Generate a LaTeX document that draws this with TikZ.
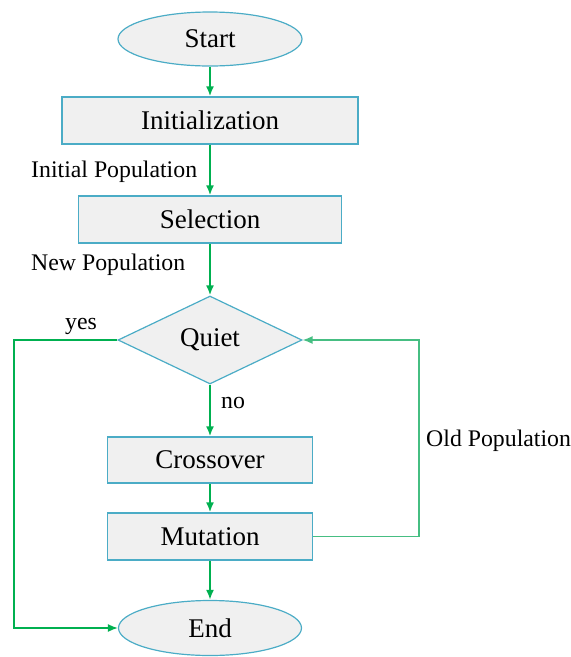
\documentclass[tikz,border=0pt]{standalone}
\usepackage{fontspec}
\setmainfont{Liberation Serif}
\usetikzlibrary{shapes.geometric,arrows.meta}
\definecolor{boxline}{RGB}{75,172,198}
\definecolor{boxfill}{RGB}{240,240,240}
\definecolor{flow}{RGB}{0,176,80}
\definecolor{loopline}{RGB}{70,190,130}
\tikzset{
	stepbox/.style={draw=boxline, fill=boxfill, line width=1.2pt, rectangle, inner sep=0pt, font=\fontsize{27}{30}\selectfont},
	term/.style={stepbox, ellipse, minimum width=184pt, minimum height=54pt},
	test/.style={stepbox, diamond, aspect=2.09, minimum width=184pt, minimum height=88pt},
	flowarrow/.style={draw=flow, line width=2pt, -{Latex[length=10pt,width=8pt]}},
	sidearrow/.style={line width=1.5pt, -{Latex[length=10pt,width=8pt]}},
	lbl/.style={font=\fontsize{23.8}{28}\selectfont, anchor=west, inner sep=0pt}
}

\begin{document}
\begin{tikzpicture}[x=1pt, y=-1pt]
			%%%%% START %%%%%
			\useasboundingbox (0, 0) rectangle (571, 657);
			
			\node[term] (start) at (210, 39) {Start};
			\node[stepbox, minimum width=296pt, minimum height=47pt] (init) at (210, 120.5) {Initialization};
			\node[stepbox, minimum width=263pt, minimum height=47pt] (sel) at (210, 219.5) {Selection};
			\node[test] (quiet) at (210, 340) {Quiet};
			\node[stepbox, minimum width=205pt, minimum height=46pt] (cross) at (210, 460) {Crossover};
			\node[stepbox, minimum width=205pt, minimum height=47pt] (mut) at (210, 536.5) {Mutation};
			\node[term, minimum width=183pt, minimum height=55pt] (end) at (210, 628) {End};
			
			\node[lbl] (initpop) at (31, 172) {Initial Population};
			\node[lbl] (newpop) at (31, 265) {New Population};
			\node[lbl] (yes) at (65, 326) {yes};
			\node[lbl] (no) at (221, 403) {no};
			\node[lbl] (oldpop) at (426, 441) {Old Population};
			
			\draw[flowarrow] (start) -- (init);
			\draw[flowarrow] (init) -- (sel);
			\draw[flowarrow] (sel) -- (quiet);
			\draw[flowarrow] (quiet) -- (cross);
			\draw[flowarrow] (cross) -- (mut);
			\draw[flowarrow] (mut) -- (end);
			
			\coordinate (yesturn) at (14, 340);
			\draw[sidearrow, color=flow] (quiet.west) -- (yesturn) |- (end.west);
			
			\coordinate (loopturn) at (419, 536.5);
			\draw[sidearrow, color=loopline] (mut.east) -- (loopturn) |- (quiet.east);
			
			%%%%% END %%%%%
		\end{tikzpicture}
\end{document}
* * * *
» **What needs to be done**
Pictures in the data above should not be copied; transcribe everything else exactly.

» **Output below**
Generate a LaTeX document that draws this with TikZ.
\documentclass[tikz,border=0pt]{standalone}
\usepackage{fontspec}
\setmainfont{Liberation Serif}
\usetikzlibrary{shapes.geometric,arrows.meta}
\definecolor{boxline}{RGB}{75,172,198}
\definecolor{boxfill}{RGB}{240,240,240}
\definecolor{flow}{RGB}{0,176,80}
\definecolor{loopline}{RGB}{70,190,130}
\tikzset{
	stepbox/.style={draw=boxline, fill=boxfill, line width=1.2pt, rectangle, inner sep=0pt, font=\fontsize{27}{30}\selectfont},
	term/.style={stepbox, ellipse, minimum width=184pt, minimum height=54pt},
	test/.style={stepbox, diamond, aspect=2.09, minimum width=184pt, minimum height=88pt},
	flowarrow/.style={draw=flow, line width=2pt, -{Latex[length=10pt,width=8pt]}},
	sidearrow/.style={line width=1.5pt, -{Latex[length=10pt,width=8pt]}},
	lbl/.style={font=\fontsize{23.8}{28}\selectfont, anchor=west, inner sep=0pt}
}

\begin{document}
\begin{tikzpicture}[x=1pt, y=-1pt]
			%%%%% START %%%%%
			\useasboundingbox (0, 0) rectangle (571, 657);
			
			\node[term] (start) at (210, 39) {Start};
			\node[stepbox, minimum width=296pt, minimum height=47pt] (init) at (210, 120.5) {Initialization};
			\node[stepbox, minimum width=263pt, minimum height=47pt] (sel) at (210, 219.5) {Selection};
			\node[test] (quiet) at (210, 340) {Quiet};
			\node[stepbox, minimum width=205pt, minimum height=46pt] (cross) at (210, 460) {Crossover};
			\node[stepbox, minimum width=205pt, minimum height=47pt] (mut) at (210, 536.5) {Mutation};
			\node[term, minimum width=183pt, minimum height=55pt] (end) at (210, 628) {End};
			
			\node[lbl] (initpop) at (31, 172) {Initial Population};
			\node[lbl] (newpop) at (31, 265) {New Population};
			\node[lbl] (yes) at (65, 326) {yes};
			\node[lbl] (no) at (221, 403) {no};
			\node[lbl] (oldpop) at (426, 441) {Old Population};
			
			\draw[flowarrow] (start) -- (init);
			\draw[flowarrow] (init) -- (sel);
			\draw[flowarrow] (sel) -- (quiet);
			\draw[flowarrow] (quiet) -- (cross);
			\draw[flowarrow] (cross) -- (mut);
			\draw[flowarrow] (mut) -- (end);
			
			\coordinate (yesturn) at (14, 340);
			\draw[sidearrow, color=flow] (quiet.west) -- (yesturn) |- (end.west);
			
			\coordinate (loopturn) at (419, 536.5);
			\draw[sidearrow, color=loopline] (mut.east) -- (loopturn) |- (quiet.east);
			
			%%%%% END %%%%%
		\end{tikzpicture}
\end{document}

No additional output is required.